WHAT THIS TASK INVOLVES ▸
In the following material, identify every line holding the string "Rebuild" and return it.

SUPPLIED RECORDS ▸

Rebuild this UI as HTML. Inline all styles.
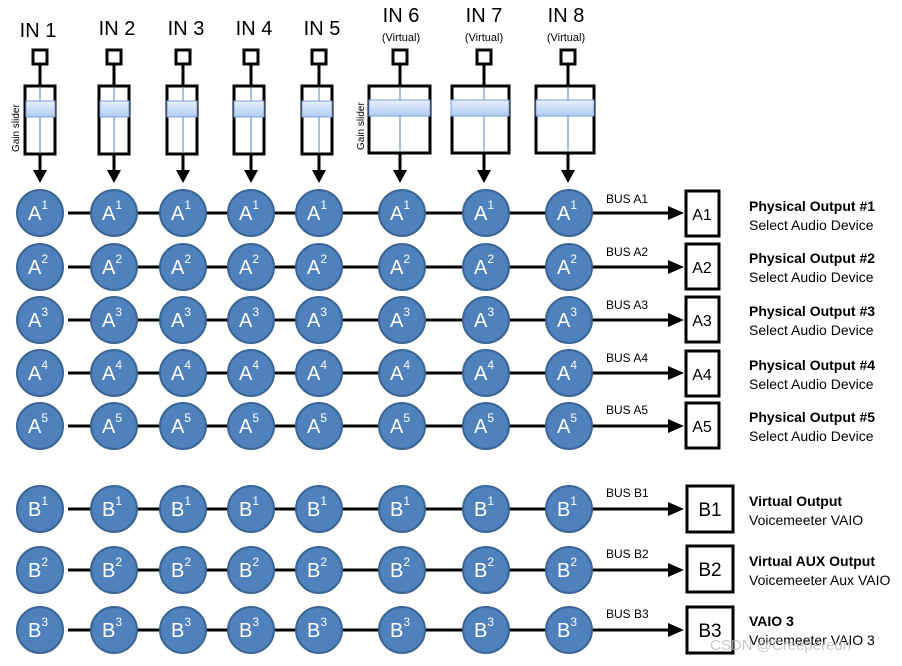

* * *

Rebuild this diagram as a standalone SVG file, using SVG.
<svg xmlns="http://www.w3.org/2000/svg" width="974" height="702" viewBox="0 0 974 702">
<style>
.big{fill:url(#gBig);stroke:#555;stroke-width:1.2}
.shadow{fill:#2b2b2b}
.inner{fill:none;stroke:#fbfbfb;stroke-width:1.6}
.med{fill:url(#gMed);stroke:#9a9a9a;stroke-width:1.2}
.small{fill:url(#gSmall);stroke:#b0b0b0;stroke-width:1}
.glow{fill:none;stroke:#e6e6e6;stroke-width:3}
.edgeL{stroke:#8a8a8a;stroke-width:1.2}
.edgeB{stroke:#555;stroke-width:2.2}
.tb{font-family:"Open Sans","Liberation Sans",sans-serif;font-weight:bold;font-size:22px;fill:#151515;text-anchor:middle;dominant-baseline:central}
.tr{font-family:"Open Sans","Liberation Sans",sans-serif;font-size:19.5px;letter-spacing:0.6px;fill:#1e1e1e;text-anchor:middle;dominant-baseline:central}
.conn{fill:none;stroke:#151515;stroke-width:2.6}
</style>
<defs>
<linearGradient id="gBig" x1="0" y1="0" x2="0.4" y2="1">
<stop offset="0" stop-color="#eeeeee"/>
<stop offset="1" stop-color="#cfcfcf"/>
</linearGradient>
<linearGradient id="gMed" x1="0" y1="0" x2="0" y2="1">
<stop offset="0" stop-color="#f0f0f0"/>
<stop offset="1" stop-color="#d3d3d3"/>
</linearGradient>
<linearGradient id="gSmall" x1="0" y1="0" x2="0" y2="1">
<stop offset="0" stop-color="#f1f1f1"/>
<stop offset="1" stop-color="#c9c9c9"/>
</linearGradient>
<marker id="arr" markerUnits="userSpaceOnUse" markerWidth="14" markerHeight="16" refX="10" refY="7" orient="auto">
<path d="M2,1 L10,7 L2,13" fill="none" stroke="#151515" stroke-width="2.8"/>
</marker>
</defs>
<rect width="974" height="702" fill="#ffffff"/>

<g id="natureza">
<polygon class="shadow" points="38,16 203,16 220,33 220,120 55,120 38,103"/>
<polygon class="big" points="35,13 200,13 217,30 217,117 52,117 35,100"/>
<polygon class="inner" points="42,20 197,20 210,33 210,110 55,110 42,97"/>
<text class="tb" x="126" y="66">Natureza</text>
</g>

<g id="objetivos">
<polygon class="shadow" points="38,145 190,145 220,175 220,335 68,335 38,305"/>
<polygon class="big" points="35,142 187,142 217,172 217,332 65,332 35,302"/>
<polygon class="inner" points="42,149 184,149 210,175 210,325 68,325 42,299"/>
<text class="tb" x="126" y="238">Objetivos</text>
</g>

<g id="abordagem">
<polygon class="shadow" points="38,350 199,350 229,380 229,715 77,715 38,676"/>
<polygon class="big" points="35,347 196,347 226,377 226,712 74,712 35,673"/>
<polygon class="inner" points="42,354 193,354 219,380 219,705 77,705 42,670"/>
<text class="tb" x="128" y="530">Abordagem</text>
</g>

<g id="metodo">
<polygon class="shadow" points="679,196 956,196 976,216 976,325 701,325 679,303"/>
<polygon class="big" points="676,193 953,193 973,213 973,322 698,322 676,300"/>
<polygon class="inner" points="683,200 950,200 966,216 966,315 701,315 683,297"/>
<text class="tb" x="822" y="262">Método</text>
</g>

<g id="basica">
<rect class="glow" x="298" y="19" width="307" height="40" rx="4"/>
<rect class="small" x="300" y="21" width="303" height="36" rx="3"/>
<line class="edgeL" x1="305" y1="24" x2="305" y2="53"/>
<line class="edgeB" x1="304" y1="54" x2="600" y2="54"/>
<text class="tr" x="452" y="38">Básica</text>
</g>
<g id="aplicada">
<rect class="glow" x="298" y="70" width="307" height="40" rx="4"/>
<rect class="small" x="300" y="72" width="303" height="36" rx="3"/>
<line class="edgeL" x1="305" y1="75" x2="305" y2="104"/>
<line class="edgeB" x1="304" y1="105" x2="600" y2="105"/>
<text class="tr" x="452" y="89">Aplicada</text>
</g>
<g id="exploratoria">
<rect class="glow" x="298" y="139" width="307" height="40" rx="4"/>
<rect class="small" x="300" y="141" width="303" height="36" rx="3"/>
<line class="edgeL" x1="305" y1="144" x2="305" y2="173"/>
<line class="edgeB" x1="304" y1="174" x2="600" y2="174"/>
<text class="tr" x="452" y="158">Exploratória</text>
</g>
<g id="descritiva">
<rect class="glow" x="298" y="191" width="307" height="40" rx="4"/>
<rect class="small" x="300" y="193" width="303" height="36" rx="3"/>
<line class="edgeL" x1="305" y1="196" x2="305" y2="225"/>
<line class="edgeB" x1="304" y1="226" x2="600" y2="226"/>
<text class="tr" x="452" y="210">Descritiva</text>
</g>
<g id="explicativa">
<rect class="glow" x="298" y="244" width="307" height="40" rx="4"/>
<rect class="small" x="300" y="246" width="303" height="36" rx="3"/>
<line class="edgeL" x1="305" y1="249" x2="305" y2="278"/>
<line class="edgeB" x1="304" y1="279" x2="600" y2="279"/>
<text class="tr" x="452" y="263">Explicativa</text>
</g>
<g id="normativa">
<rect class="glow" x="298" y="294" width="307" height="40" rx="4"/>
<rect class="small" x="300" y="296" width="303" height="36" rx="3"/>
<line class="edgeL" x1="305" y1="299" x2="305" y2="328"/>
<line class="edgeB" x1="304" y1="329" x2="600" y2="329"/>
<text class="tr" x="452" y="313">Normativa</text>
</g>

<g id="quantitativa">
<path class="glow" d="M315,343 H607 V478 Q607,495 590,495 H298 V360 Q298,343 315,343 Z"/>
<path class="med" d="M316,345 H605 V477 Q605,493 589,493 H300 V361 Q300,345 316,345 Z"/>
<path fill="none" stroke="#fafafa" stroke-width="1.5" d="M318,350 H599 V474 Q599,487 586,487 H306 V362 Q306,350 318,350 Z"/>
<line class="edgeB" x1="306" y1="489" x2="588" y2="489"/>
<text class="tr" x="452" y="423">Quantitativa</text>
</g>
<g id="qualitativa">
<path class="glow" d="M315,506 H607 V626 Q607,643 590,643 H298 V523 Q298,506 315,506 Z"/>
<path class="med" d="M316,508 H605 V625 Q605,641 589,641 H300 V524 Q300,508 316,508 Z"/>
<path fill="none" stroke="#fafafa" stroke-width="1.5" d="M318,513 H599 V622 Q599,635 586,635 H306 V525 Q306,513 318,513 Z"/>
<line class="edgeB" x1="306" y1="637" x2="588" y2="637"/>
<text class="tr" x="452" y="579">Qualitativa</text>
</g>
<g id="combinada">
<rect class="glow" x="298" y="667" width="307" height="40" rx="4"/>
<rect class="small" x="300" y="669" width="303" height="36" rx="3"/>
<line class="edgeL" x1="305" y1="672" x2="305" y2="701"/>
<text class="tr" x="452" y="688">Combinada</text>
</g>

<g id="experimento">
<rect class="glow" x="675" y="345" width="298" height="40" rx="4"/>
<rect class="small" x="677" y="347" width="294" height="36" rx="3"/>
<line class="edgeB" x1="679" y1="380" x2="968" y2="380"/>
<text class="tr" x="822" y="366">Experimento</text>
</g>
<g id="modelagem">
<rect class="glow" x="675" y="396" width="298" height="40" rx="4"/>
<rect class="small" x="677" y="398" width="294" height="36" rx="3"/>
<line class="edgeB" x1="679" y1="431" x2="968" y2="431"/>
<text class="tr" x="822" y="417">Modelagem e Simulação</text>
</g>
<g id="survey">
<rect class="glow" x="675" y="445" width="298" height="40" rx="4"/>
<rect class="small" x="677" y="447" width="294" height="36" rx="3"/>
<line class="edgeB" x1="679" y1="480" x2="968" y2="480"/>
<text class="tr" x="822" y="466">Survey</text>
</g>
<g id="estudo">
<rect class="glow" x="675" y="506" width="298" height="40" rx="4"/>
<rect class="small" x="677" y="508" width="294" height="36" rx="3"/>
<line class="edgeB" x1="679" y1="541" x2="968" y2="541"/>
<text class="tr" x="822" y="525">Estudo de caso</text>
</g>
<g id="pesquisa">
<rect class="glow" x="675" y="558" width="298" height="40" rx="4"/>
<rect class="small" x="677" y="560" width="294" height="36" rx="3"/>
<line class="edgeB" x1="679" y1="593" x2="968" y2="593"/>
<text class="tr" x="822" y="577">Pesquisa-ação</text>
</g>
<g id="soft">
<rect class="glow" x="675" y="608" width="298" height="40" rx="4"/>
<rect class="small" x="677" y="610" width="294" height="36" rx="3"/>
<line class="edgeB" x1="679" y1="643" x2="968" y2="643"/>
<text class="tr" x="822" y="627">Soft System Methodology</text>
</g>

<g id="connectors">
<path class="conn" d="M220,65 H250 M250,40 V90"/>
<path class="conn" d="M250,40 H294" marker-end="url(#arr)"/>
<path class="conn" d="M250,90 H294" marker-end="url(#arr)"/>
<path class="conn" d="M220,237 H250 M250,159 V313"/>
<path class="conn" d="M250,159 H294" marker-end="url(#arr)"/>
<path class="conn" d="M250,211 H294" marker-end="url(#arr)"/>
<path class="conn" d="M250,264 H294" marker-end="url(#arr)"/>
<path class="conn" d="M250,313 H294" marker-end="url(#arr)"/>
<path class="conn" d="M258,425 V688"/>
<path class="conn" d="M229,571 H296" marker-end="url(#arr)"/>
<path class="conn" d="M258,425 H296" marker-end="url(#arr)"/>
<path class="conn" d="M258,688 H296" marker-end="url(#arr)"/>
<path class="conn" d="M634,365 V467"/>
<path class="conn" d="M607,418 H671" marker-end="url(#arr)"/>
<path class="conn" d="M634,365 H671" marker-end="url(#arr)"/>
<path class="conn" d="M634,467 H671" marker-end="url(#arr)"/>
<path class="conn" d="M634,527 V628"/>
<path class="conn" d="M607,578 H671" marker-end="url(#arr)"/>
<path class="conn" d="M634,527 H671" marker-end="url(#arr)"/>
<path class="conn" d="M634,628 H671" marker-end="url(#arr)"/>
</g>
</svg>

EXPECTED OUTPUT ▸
Rebuild this UI as HTML. Inline all styles.
Rebuild this diagram as a standalone SVG file, using SVG.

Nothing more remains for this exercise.